Fiber content differs based on the variety of rice or bread. Because there tends to be a larger range of breads available, high-fiber choices also increase. In general, a slice of white bread contains 1 gram of fiber, and whole-grain bread contains 2 or 3 grams. "Double fiber" and other high-fiber multi-grain options are also available. A serving of white rice contains 1 gram of fiber, which doubles to 2 grams when using brown rice instead.
Vitamins and Minerals
Naturally, rice and bread are nearly equivalent in their vitamin and mineral contents, but enriched variations are commonly available in which nutrients, such as iron, calcium and folate may increase significantly.
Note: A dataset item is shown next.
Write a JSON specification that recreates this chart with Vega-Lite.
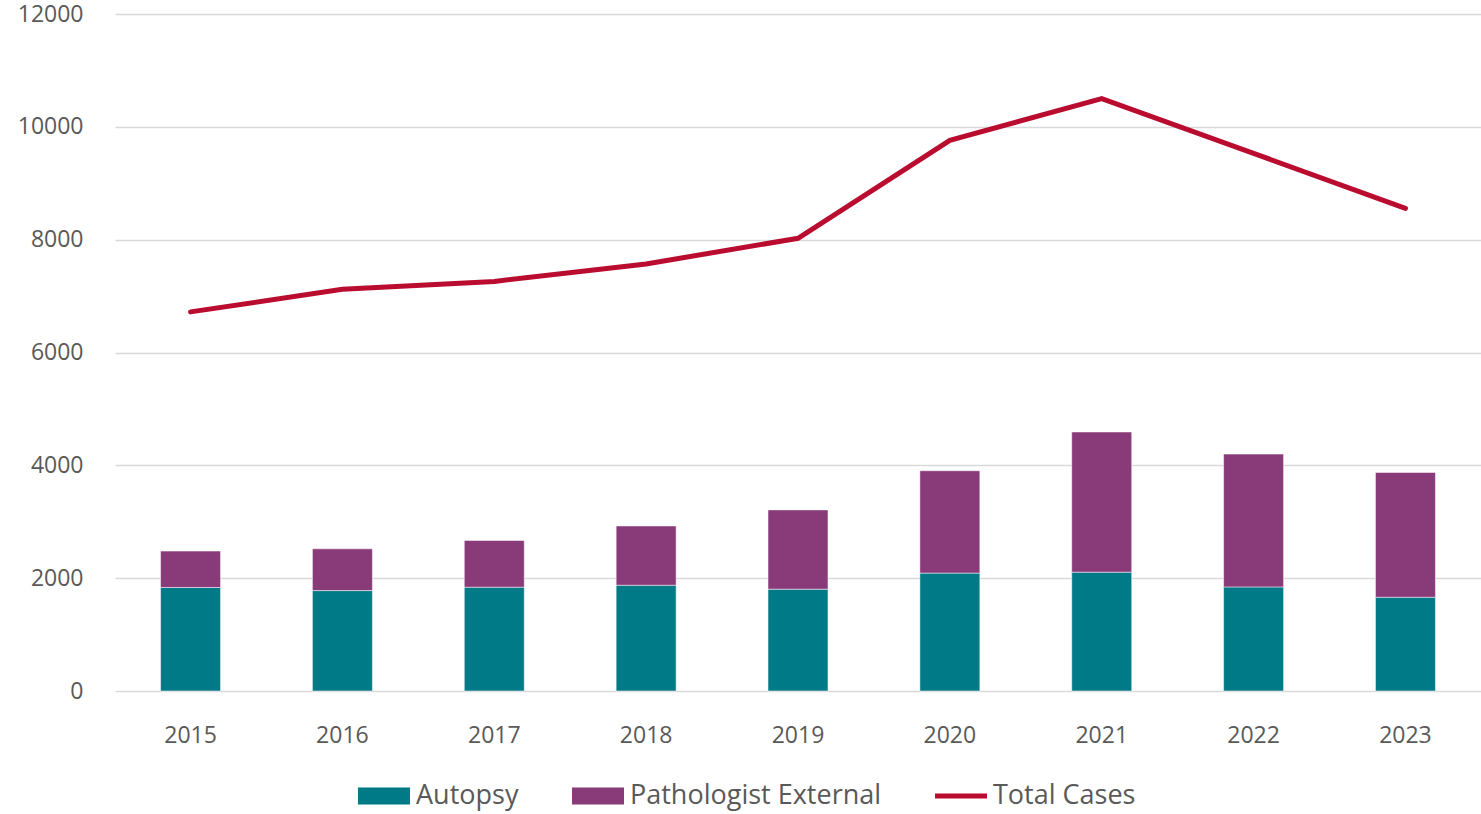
{
  "$schema": "https://vega.github.io/schema/vega-lite/v6.json",
  "autosize": {"type": "none"},
  "padding": {"left": 115, "top": 14, "right": 0, "bottom": 123},
  "width": 1366,
  "height": 677,
  "background": "white",
  "datasets": {
    "bars": [
      {"year": "2015", "series": "Autopsy", "value": 1835},
      {"year": "2015", "series": "Pathologist External", "value": 645},
      {"year": "2016", "series": "Autopsy", "value": 1780},
      {"year": "2016", "series": "Pathologist External", "value": 740},
      {"year": "2017", "series": "Autopsy", "value": 1840},
      {"year": "2017", "series": "Pathologist External", "value": 828},
      {"year": "2018", "series": "Autopsy", "value": 1875},
      {"year": "2018", "series": "Pathologist External", "value": 1050},
      {"year": "2019", "series": "Autopsy", "value": 1805},
      {"year": "2019", "series": "Pathologist External", "value": 1405},
      {"year": "2020", "series": "Autopsy", "value": 2090},
      {"year": "2020", "series": "Pathologist External", "value": 1814},
      {"year": "2021", "series": "Autopsy", "value": 2107},
      {"year": "2021", "series": "Pathologist External", "value": 2484},
      {"year": "2022", "series": "Autopsy", "value": 1845},
      {"year": "2022", "series": "Pathologist External", "value": 2354},
      {"year": "2023", "series": "Autopsy", "value": 1662},
      {"year": "2023", "series": "Pathologist External", "value": 2212}
    ],
    "total": [
      {"year": "2015", "series": "Total Cases", "value": 6720},
      {"year": "2016", "series": "Total Cases", "value": 7120},
      {"year": "2017", "series": "Total Cases", "value": 7260},
      {"year": "2018", "series": "Total Cases", "value": 7570},
      {"year": "2019", "series": "Total Cases", "value": 8025},
      {"year": "2020", "series": "Total Cases", "value": 9760},
      {"year": "2021", "series": "Total Cases", "value": 10500},
      {"year": "2022", "series": "Total Cases", "value": 9530},
      {"year": "2023", "series": "Total Cases", "value": 8555}
    ]
  },
  "encoding": {
    "x": {
      "field": "year",
      "type": "nominal",
      "scale": {"paddingInner": 0.605, "paddingOuter": 0.3},
      "axis": {
        "title": null,
        "labelAngle": 0,
        "domain": false,
        "ticks": false,
        "grid": false,
        "labelPadding": 33,
        "labelFont": "Open Sans",
        "labelFontSize": 23,
        "labelColor": "#595959"
      }
    },
    "y": {
      "field": "value",
      "type": "quantitative",
      "scale": {"domain": [0, 12000], "nice": false},
      "axis": {
        "title": null,
        "values": [0, 2000, 4000, 6000, 8000, 10000, 12000],
        "format": "d",
        "domain": false,
        "ticks": false,
        "grid": true,
        "gridColor": "#d9d9d9",
        "gridWidth": 1.5,
        "labelPadding": 32,
        "labelFont": "Open Sans",
        "labelFontSize": 23,
        "labelColor": "#595959"
      }
    },
    "color": {
      "field": "series",
      "type": "nominal",
      "scale": {
        "domain": ["Autopsy", "Pathologist External", "Total Cases"],
        "range": ["#007A86", "#893A78", "#BA0C2F"]
      },
      "legend": {
        "title": null,
        "orient": "none",
        "direction": "horizontal",
        "legendX": 243,
        "legendY": 756,
        "padding": 0,
        "symbolSize": 2704,
        "labelFont": "Open Sans",
        "labelFontSize": 27,
        "labelLimit": 0,
        "labelColor": "#595959",
        "labelOffset": 6,
        "columnPadding": 53,
        "encode": {
          "symbols": {
            "update": {
              "shape": [
                {"test": "datum.label === 'Total Cases'", "value": "M-1,-0.095H1V0.095H-1Z"},
                {"value": "M-1,-0.33H1V0.33H-1Z"}
              ],
              "strokeWidth": {"value": 0},
              "opacity": {"value": 1}
            }
          }
        }
      }
    }
  },
  "layer": [
    {
      "data": {"name": "bars"},
      "mark": {"type": "bar", "stroke": "#ffffff", "strokeWidth": 1, "strokeOpacity": 0.5},
      "encoding": {
        "order": {"field": "series", "sort": "ascending"}
      }
    },
    {
      "data": {"name": "total"},
      "mark": {"type": "line", "strokeWidth": 5, "strokeCap": "round", "strokeJoin": "miter"},
      "encoding": {}
    }
  ],
  "config": {
    "view": {"stroke": null}
  }
}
For example, a serving of plain, cooked white rice has approximately 45 micrograms of folate, 1 milligram of iron and 8 milligrams of calcium. The enriched version has about 65 micograms of folate, 2 milligrams of iron and 15 milligrams of calcium. A slice of plain white bread may have 30 milligrams of calcium, 14 micrograms of folate and about 1/2 gram of iron. An enriched version may have up to 45 milligrams of calcium, 33 micrograms of folate and 1.5 milligrams of iron. Some white breads are also fortified with additional fiber to gain the benefits of wheat bread without altering the taste; this increases the total fiber content from a single gram to around 3 or more grams.